Craig Kerstiens 1:03:25
should have like some block forget, it's like, thought it was some like, horribly executed joke about like, like my, like my sequel, like, like how I like my, not my SQL, but like, How dare my, like, queries and it's like, some basics of indentation and CTE. So two things will make all the difference.

Will Vincent 1:03:49
Yeah. Okay, super. Anything else, Carlton? I think we're well,

Carlton Gibson 1:03:53
I was just gonna say, do you remember Postgres weekly?

Craig Kerstiens 1:03:57
I helped start it. I do a very, very, very little bit for it. Now. It's Peter Cooper does all the heavy lifting. It's kind of like, early on, it was you know, hey, there wasn't now that you've gotten it going, right. It's kind of like crazy. It's easy to discover the things people tell us that it's there. There's there's clear kind of outlets and mediums way back then it was like, Where is Postgres content? So I did a lot more curation in the early days. Now, it's a lot less and a lot of Peter Cooper, but like, yeah, it was years ago, we were both speaking at a conference. And I'm like, so Postgres weekly, are you going to do it? And he's like, because he had the domain. And he's like, but I don't know anything about Postgres. And I can't curate it myself. I'm like, Oh, he's like, I got all the mechanics in place. I'm like, This sounds great. So I did start curating it. And like, he's got an awesome backend system that manages it ships it out. Like it's so it's great. So it's, I highly recommend it. Uh, you know, I tweet a lot about Postgres. There's the crunchy data newsletter. Postgres weekly, a number like if you're, hey, I want to dig in a little bit in Postgres Weekly has always been targeted more at app devs.
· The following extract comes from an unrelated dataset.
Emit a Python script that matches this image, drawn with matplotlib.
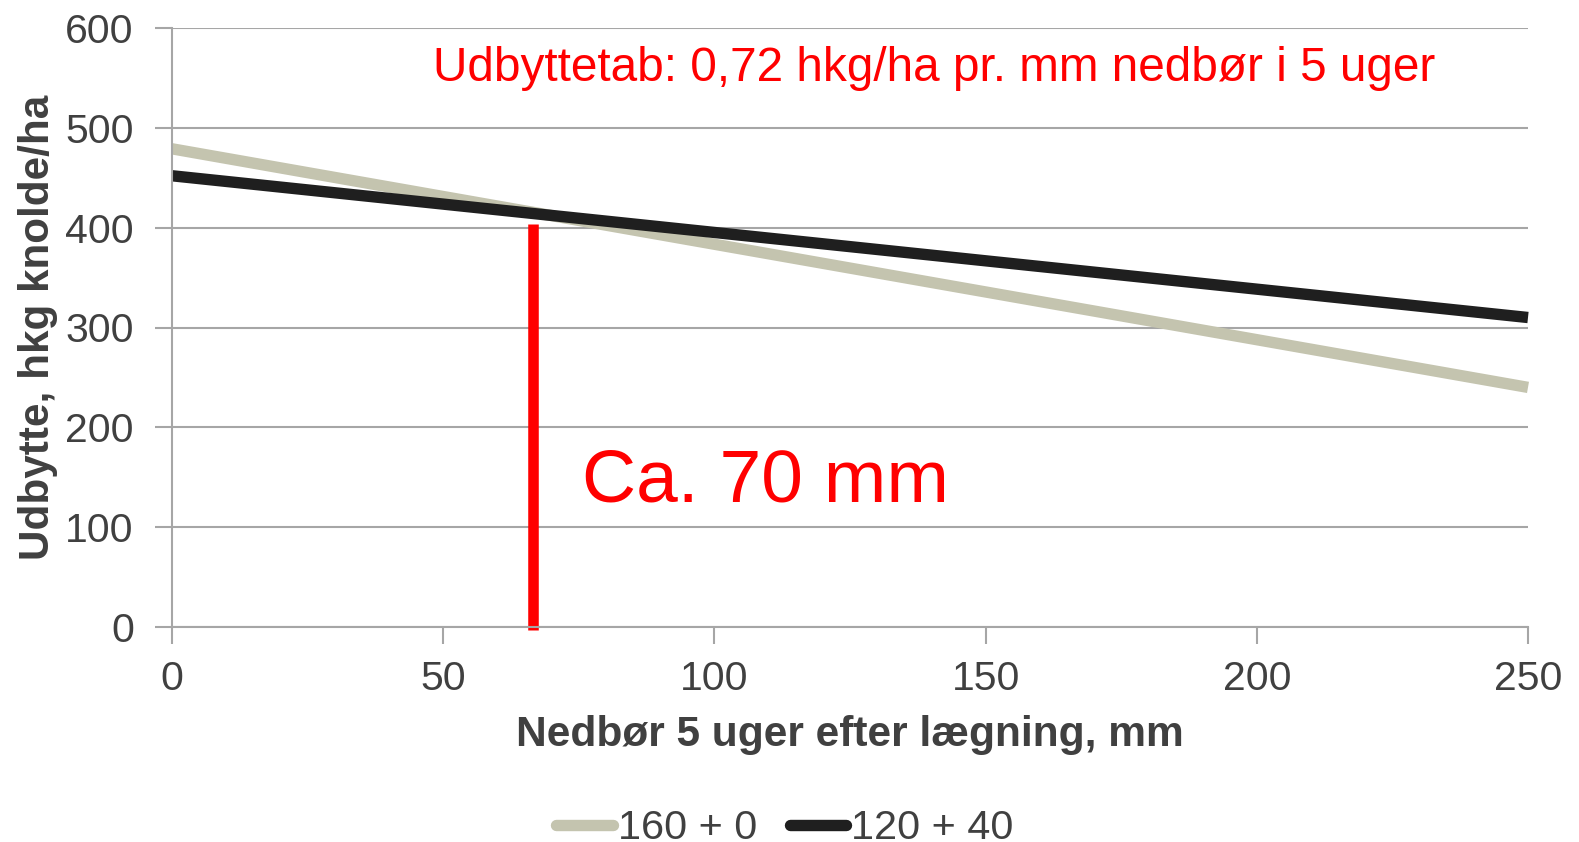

Like people think, oh, a database newsletter, that's we're not targeting DBAs if you want to go like deep on like Postgres stuff during the postgres mailing list, it's a great resource, the hackers, that Postgres hackers mailing list, if you want to learn about databases, it's a wonderful place to lurk. But if you're just hey, I'm at Django Dev, and I just kind of want to know about the cool new things that I can take advantage of Postgres weekly is an awesome resource. Yeah, no,

Carlton Gibson 1:05:33
I would I subscribe to that I have done for a number of years. And it's like my little window into the postgres world night I truly appreciate. So I want to say thank you, to you and to Peter for doing that. Because it's important.

Will Vincent 1:05:42
All right. I think we're, we're at time. So I'll say thank you again, Greg, this was, this is great. This is really interesting to hear all these things. And I, you know, I think my biggest takeaway is your your point about the next generation of hosts, like, nothing's gonna replace Heroku it's gonna be like, it's enough to do a database. Well, it's enough to do a pass. Well, like that. makes all the sense in the world, even just talking to you about some of the challenges and things that you see. So I'm gonna have to think about that as I changed my recommendations to people in my various books.

Craig Kerstiens 1:06:13
Yeah, I think it'll make the world a little messier. But I think it's like it is probably the right thing for a little while. Cool. Thanks for having me. It was fun.

Carlton Gibson 1:06:19
No, thank you for coming. A real honor to have you on and we'd like to have a chat with you. It's Super, thank you.